Other than limited tankage, where else is a C36 lacking when it comes to passagemaking?
There was a fellow in the last five years that I recall reading about in one of the sailing magazine who had a Catalina 36, I believe, that he spent ages outfitting to do either a race or just a passage from the U.S. West Coast to Hawaii.
The story was instructional.
The parts I recall included equipment failures of various types, crew sickness due to extreme movement, and I believe eventually a rudder post failure, taking on water and an offshore rescue.
Does this mean the Catalina 36 shouldn't be taken to Hawaii? No.
Does this mean there are better boats? Assuredly.

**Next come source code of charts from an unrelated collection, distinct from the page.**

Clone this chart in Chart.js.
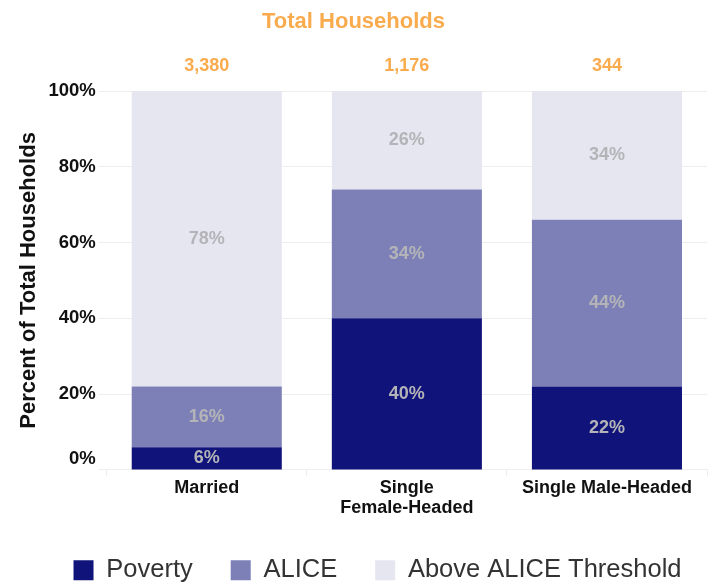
<!DOCTYPE html>
<html>
<head>
<meta charset="utf-8">
<script src="https://cdn.jsdelivr.net/npm/chart.js@4/dist/chart.umd.min.js"></script>
<style>
  html, body { margin: 0; padding: 0; background: #fff; }
  #wrap { width: 714px; height: 588px; }
</style>
</head>
<body>
<div id="wrap"><canvas id="chart" width="714" height="588"></canvas></div>
<script>
  // data
  const categories = ["Married", ["Single", "Female-Headed"], "Single Male-Headed"];
  const totals = ["3,380", "1,176", "344"];
  const poverty = [6, 40, 22];
  const alice = [16, 34, 44];
  const aboveAlice = [78, 26, 34];
  const yTicks = [0, 20, 40, 60, 80, 100];

  const fontFamily = "'Liberation Sans', Arial, sans-serif";
  const orange = "#FAAB4E";

  // percent labels in the middle of every segment
  const segmentLabels = {
    id: "segmentLabels",
    afterDatasetsDraw(chart) {
      const ctx = chart.ctx;
      ctx.save();
      ctx.font = "bold 18px " + fontFamily;
      ctx.fillStyle = "#B4B4B8";
      ctx.textAlign = "center";
      ctx.textBaseline = "middle";
      chart.data.datasets.forEach((ds, i) => {
        const meta = chart.getDatasetMeta(i);
        meta.data.forEach((bar, j) => {
          ctx.fillText(ds.data[j] + "%", bar.x, (bar.y + bar.base) / 2);
        });
      });
      ctx.restore();
    }
  };

  // legend sits a bit right of the canvas centre in the original
  const legendShift = {
    id: "legendShift",
    afterLayout(chart) {
      chart.legend.left += 24;
      chart.legend.right += 24;
    }
  };

  let chart = new Chart(document.getElementById("chart"), {
    type: "bar",
    data: {
      labels: categories,
      datasets: [
        {
          label: "Poverty",
          data: poverty,
          backgroundColor: "#10137A"
        },
        {
          label: "ALICE",
          data: alice,
          backgroundColor: "#7C80B6"
        },
        {
          label: "Above ALICE Threshold",
          data: aboveAlice,
          backgroundColor: "#E6E6F1"
        },
      ],
    },
    plugins: [segmentLabels, legendShift],
    options: {
      responsive: false,
      animation: false,
      barPercentage: 0.75,
      categoryPercentage: 1,
      layout: {
        padding: { left: 0, right: 7, top: 0, bottom: -5 }
      },
      plugins: {
        title: {
          display: true,
          text: "Total Households",
          color: orange,
          font: { family: fontFamily, size: 22, weight: "bold" },
          padding: { top: 9, bottom: 14 }
        },
        legend: {
          position: "bottom",
          labels: {
            boxWidth: 20,
            boxHeight: 20,
            padding: 38,
            color: "#333",
            font: { family: fontFamily, size: 25.5 }
          }
        },
        tooltip: { enabled: false }
      },
      scales: {
        x: {
          stacked: true,
          grid: {
            display: true,
            drawOnChartArea: false,
            offset: true,
            color: "#eee",
            tickLength: 6
          },
          border: { color: "#eee" },
          ticks: {
            color: "#111",
            padding: 2,
            font: { family: fontFamily, size: 18, weight: "bold", lineHeight: 1.1 }
          }
        },
        xTop: {
          type: "category",
          axis: "x",
          position: "top",
          labels: totals,
          offset: true,
          grid: { display: false },
          border: { display: false },
          ticks: {
            color: orange,
            padding: 6,
            font: { family: fontFamily, size: 18, weight: "bold" }
          }
        },
        y: {
          stacked: true,
          min: 0,
          max: 100,
          afterBuildTicks: (axis) => {
            axis.ticks = yTicks.map((v) => ({ value: v }));
          },
          grid: { color: "#eee", tickLength: 8 },
          border: { display: false },
          ticks: {
            color: "#111",
            padding: 3,
            font: { family: fontFamily, size: 18.5, weight: "bold" },
            // the 0% label sits a little above the baseline in the original
            callback: (v) => (v === 0 ? ["0%", ""] : v + "%")
          },
          title: {
            display: true,
            text: "Percent of Total Households",
            color: "#111",
            font: { family: fontFamily, size: 22, weight: "bold" },
            padding: { top: 16, bottom: 3 }
          }
        }
      }
    }
  });
</script>
</body>
</html>
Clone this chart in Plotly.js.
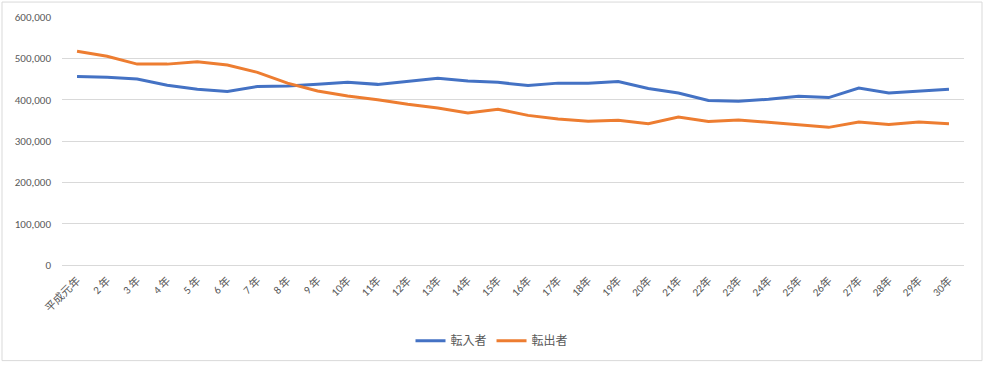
<!DOCTYPE html>
<html>
<head>
<meta charset="utf-8">
<script src="https://cdn.plot.ly/plotly-3.0.1.min.js"></script>
<style>
html,body{margin:0;padding:0;background:#fff;}
#chart{width:984px;height:366px;}
</style>
</head>
<body>
<div id="chart"></div>
<script>
const categories = ["平成元年","2 年","3 年","4 年","5 年","6 年","7 年","8 年","9 年","10年",
  "11年","12年","13年","14年","15年","16年","17年","18年","19年","20年",
  "21年","22年","23年","24年","25年","26年","27年","28年","29年","30年"];
const tennyu = [456000,454000,450000,435000,425000,420000,432000,433000,437000,442000,
  437000,445000,452000,445000,442000,434000,440000,440000,444000,427000,
  416000,398000,396000,401000,408000,405000,428000,416000,421000,425000];
const tenshutsu = [517000,505000,486000,486000,492000,484000,466000,440000,421000,409000,
  400000,389000,380000,368000,377000,362000,353000,348000,350000,342000,
  358000,347000,351000,345000,338000,333000,346000,340000,346000,342000];
const seriesNames = ["転入者","転出者"];

const font = "Calibri, Carlito, 'Noto Sans CJK JP', 'Noto Sans', sans-serif";
const data = [
  {x: categories, y: tennyu, name: seriesNames[0], type: "scatter", mode: "lines",
   line: {color: "#4472C4", width: 3}},
  {x: categories, y: tenshutsu, name: seriesNames[1], type: "scatter", mode: "lines",
   line: {color: "#ED7D31", width: 3}}
];
const layout = {
  width: 984, height: 366,
  margin: {l: 62, r: 20, t: 17, b: 100},
  paper_bgcolor: "#fff", plot_bgcolor: "#fff",
  font: {family: font, size: 11, color: "#595959"},
  showlegend: true,
  legend: {orientation: "h", x: (492-62)/902, xanchor: "center", y: -0.3, yanchor: "middle",
    font: {size: 12, color: "#595959"}, itemwidth: 30, tracegroupgap: 0},
  xaxis: {type: "category", range: [-0.5, categories.length - 0.5], tickangle: -45,
    showgrid: false, zeroline: false, showline: false, ticks: "",
    ticklabelstandoff: 6, tickfont: {size: 11, color: "#595959"}},
  yaxis: {range: [0, 600000], dtick: 100000, tickformat: ",", showgrid: true,
    gridcolor: "#d9d9d9", gridwidth: 1, zeroline: true, zerolinecolor: "#d9d9d9",
    showline: false, ticks: "", ticklabelstandoff: 10, tickfont: {size: 11, color: "#595959"}},
  shapes: [{type: "rect", xref: "paper", yref: "paper",
    x0: (2-62)/902, x1: (982-62)/902, y0: (266-362)/249, y1: (266-2)/249,
    line: {color: "#d9d9d9", width: 1}, fillcolor: "rgba(0,0,0,0)", layer: "below"}]
};
Plotly.newPlot("chart", data, layout, {displayModeBar: false, staticPlot: true});
</script>
</body>
</html>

Does this mean better boats for offshore will be regularly passed in light air and coastal waters by tanned, bikini-wearing crew of Catalina 36s, drinking cocktails and barbequing on the rail, while the better boat for offshore helmsman is sitting in his tiny, self-bailing cockpit, sewing chafe gear in his oilskins? Could be. Probably, in fact.
But both boats are sailing, and both crews are enjoying themselves. The difference is that one crew wouldn't enjoy themselves at all in 40 knots and 18 foot seas 600 miles northwest of San Diego, and the other wouldn't give it much thought. It's not a "one's better, the other's worse" situation, merely a different one. Learn why, and your list will write itself.